How Safe Are Generic Drugs?
Beginning in 2007, tainted heparin (a blood thinner) imported from China was linked to the deaths of 149 American patients. It was a stark example of a growing problem. China is now the largest supplier of pharmaceutical chemicals—hundreds of tons annually—to the world…
Five clinical studies published in the U.S. and abroad show that copycat versions of imatinib mesylate, a leukemia drug, lead to a higher risk of fatality. French researchers found that the composition of 21 of 30 different copies of the chemotherapy drug Taxotere were outside of approved specifications. And for the past four years, a group of researchers working with me has sampled over 2,000 products from emerging markets. About 5% were substandard—either due to suspect or under-dosed ingredients, or to inappropriate formulations that made the correct ingredients insoluble. (The detailed results have just been published in the British journal Pharmacologia.)
See full WSJ editorial by Roger Bate.
China is a supplier of some type of chemical in about 80% of the drug supply chain.

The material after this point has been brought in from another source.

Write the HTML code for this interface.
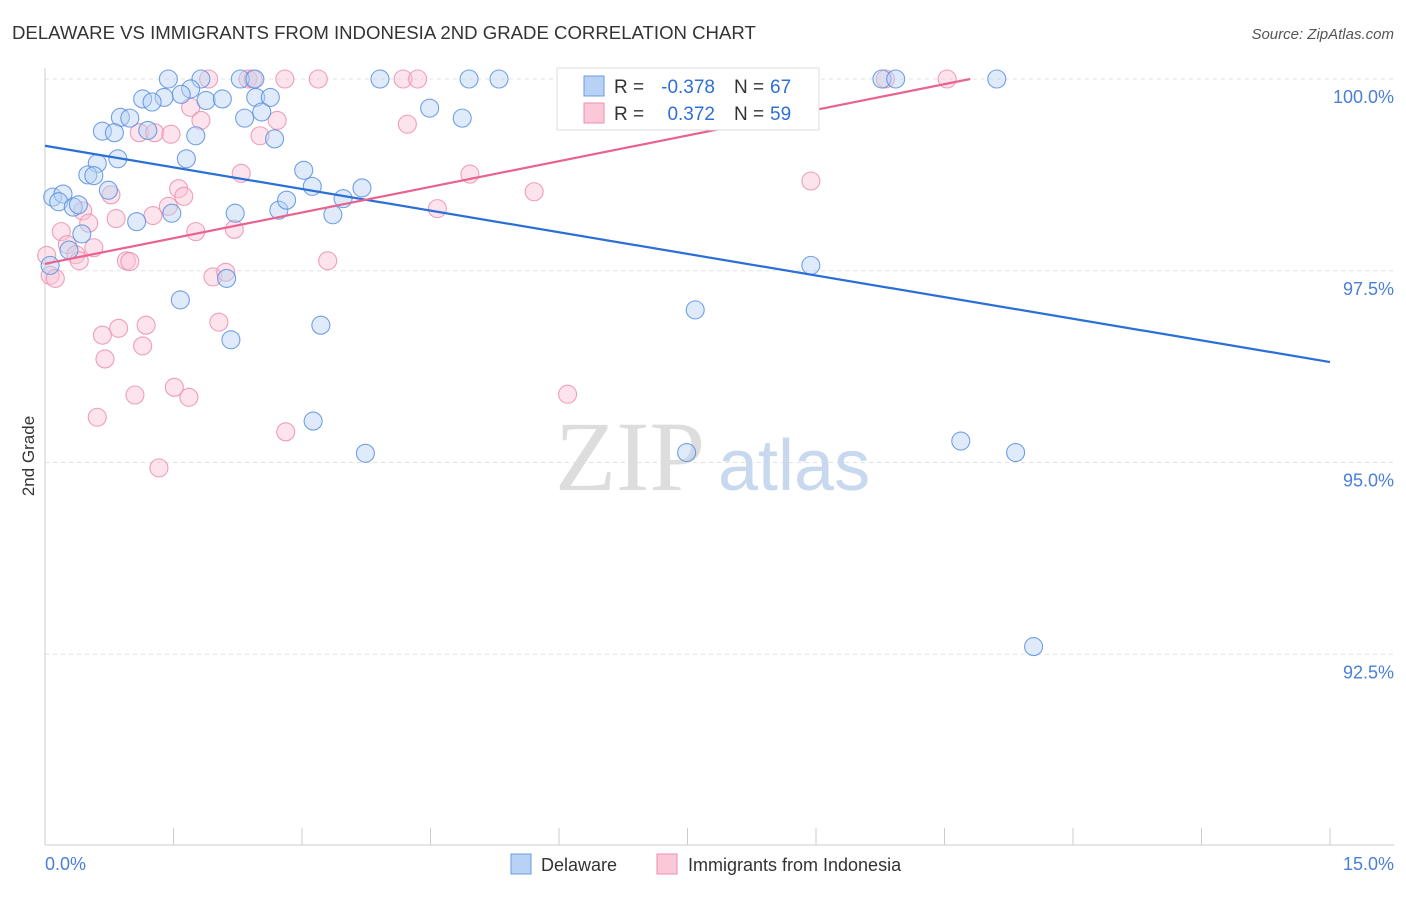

In the case of the blood thinner heparin, the odds that the contaminant was accidental are zero! The additive found in heparin passed chemical tests for the active ingredient in heparin. Yet, the additive cost one-tenth as much as the real active ingredient. That’s an example of intentional adulteration. If China wants to continue supplying the world with chemicals for pharmaceuticals it will have too better police the chemical supply chain and punish those who pass off fake or inferior products.
Didn’t China execute the head of their FDA for something like this?
I hope this problem doesn’t grow, and that it doesn’t end up serving as an excuse for yet more government regulation.
Surely there is something that drug companies can do to assure the integrity of their supply chains?
This is just further proof that the FDA is an inefficient and ineffective organization. With the 2011 Food Safety and Modernization Act the FDA intends to regulate more closely the foreign drug and food facilities from which we import our goods, a monumental undertaking, to put it modestly. The FDA admitted in their report Pathway to Global Product Safety and Quality it would take 9 years just to inspect every high-priority pharmaceutical facility alone. They have neither the funding nor resources for such a task as it is. Yet the FDA isn’t giving such a pressing and dangerous issue it’s full attention as it continues to spread its resources thinner and thinner, over-regulating across various campaigns. Stemming the flow of dangerous imported pharmaceuticals should be its main priority, not the salt in Campbell’s soup or the calories in movie theatre popcorn, not dietary supplements or energy drinks, but this.